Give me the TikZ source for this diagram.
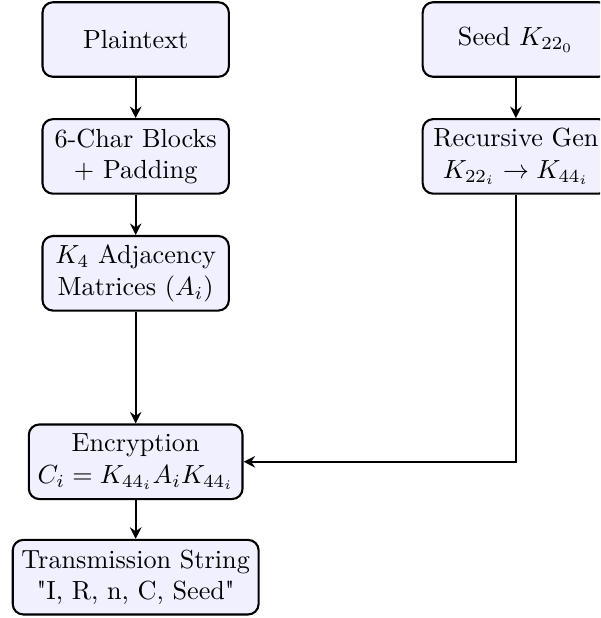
\documentclass[tikz,border=0pt]{standalone}
\usepackage{amsmath,amssymb}
\usetikzlibrary{positioning,arrows.meta}

\begin{document}
\begin{tikzpicture}[
		stage/.style={draw, thick, rounded corners, fill=blue!6, align=center, minimum width=2.5cm, minimum height=1cm},
		flow/.style={-{Stealth[length=4.4pt,width=4.4pt,inset=1.5pt]}, thick}]
		\useasboundingbox (0,0) rectangle (8.05,-8.29);
		\clip (0,0) rectangle (8.05,-8.29);
		\node[stage] (plain) at (1.82,-0.53){Plaintext};
		\node[stage, below=0.54cm of plain] (blocks){6-Char Blocks\\+ Padding};
		\node[stage, below=0.54cm of blocks] (adj){$K_4$ Adjacency\\Matrices ($A_i$)};
		\node[stage, below=1.5cm of adj] (enc){Encryption\\$C_i = K_{44_i} A_i K_{44_i}$};
		\node[stage, below=0.52cm of enc] (trans){Transmission String\\\textquotedbl I, R, n, C, Seed\textquotedbl};
		\node[stage] (seed) at (6.92,-0.53){Seed $K_{22_0}$};
		\node[stage, below=0.54cm of seed] (gen){Recursive Gen\\$K_{22_i} \to K_{44_i}$};
		\draw[flow] (plain) -- (blocks);
		\draw[flow] (blocks) -- (adj);
		\draw[flow] (adj) -- (enc);
		\draw[flow] (enc) -- (trans);
		\draw[flow] (seed) -- (gen);
		\draw[flow] (gen) |- (enc);
	\end{tikzpicture}
\end{document}
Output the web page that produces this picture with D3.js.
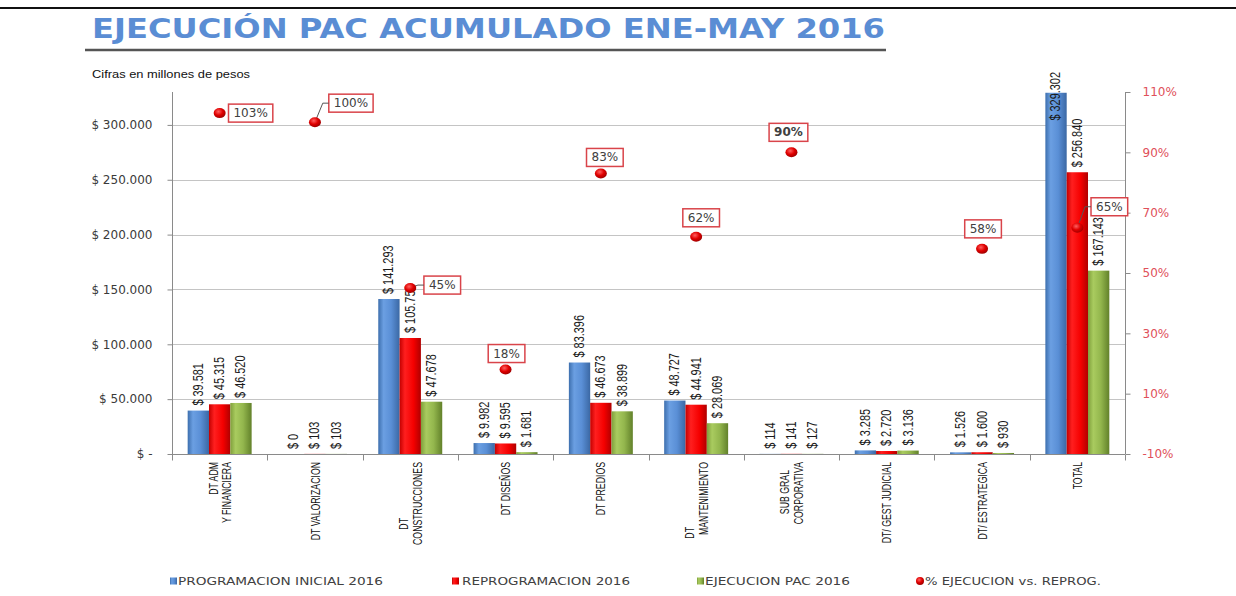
----------------------------------------
- Work to be completed -
Output the entries above exactly. Drop the pictures.

- Task response -
Give me the TikZ source for this diagram.
\documentclass[tikz,border=0pt]{standalone}
\usepackage{amsmath,amssymb}
\usetikzlibrary{positioning,arrows.meta}

\begin{document}
\begin{tikzpicture}[
		stage/.style={draw, thick, rounded corners, fill=blue!6, align=center, minimum width=2.5cm, minimum height=1cm},
		flow/.style={-{Stealth[length=4.4pt,width=4.4pt,inset=1.5pt]}, thick}]
		\useasboundingbox (0,0) rectangle (8.05,-8.29);
		\clip (0,0) rectangle (8.05,-8.29);
		\node[stage] (plain) at (1.82,-0.53){Plaintext};
		\node[stage, below=0.54cm of plain] (blocks){6-Char Blocks\\+ Padding};
		\node[stage, below=0.54cm of blocks] (adj){$K_4$ Adjacency\\Matrices ($A_i$)};
		\node[stage, below=1.5cm of adj] (enc){Encryption\\$C_i = K_{44_i} A_i K_{44_i}$};
		\node[stage, below=0.52cm of enc] (trans){Transmission String\\\textquotedbl I, R, n, C, Seed\textquotedbl};
		\node[stage] (seed) at (6.92,-0.53){Seed $K_{22_0}$};
		\node[stage, below=0.54cm of seed] (gen){Recursive Gen\\$K_{22_i} \to K_{44_i}$};
		\draw[flow] (plain) -- (blocks);
		\draw[flow] (blocks) -- (adj);
		\draw[flow] (adj) -- (enc);
		\draw[flow] (enc) -- (trans);
		\draw[flow] (seed) -- (gen);
		\draw[flow] (gen) |- (enc);
	\end{tikzpicture}
\end{document}
Output the web page that produces this picture with D3.js.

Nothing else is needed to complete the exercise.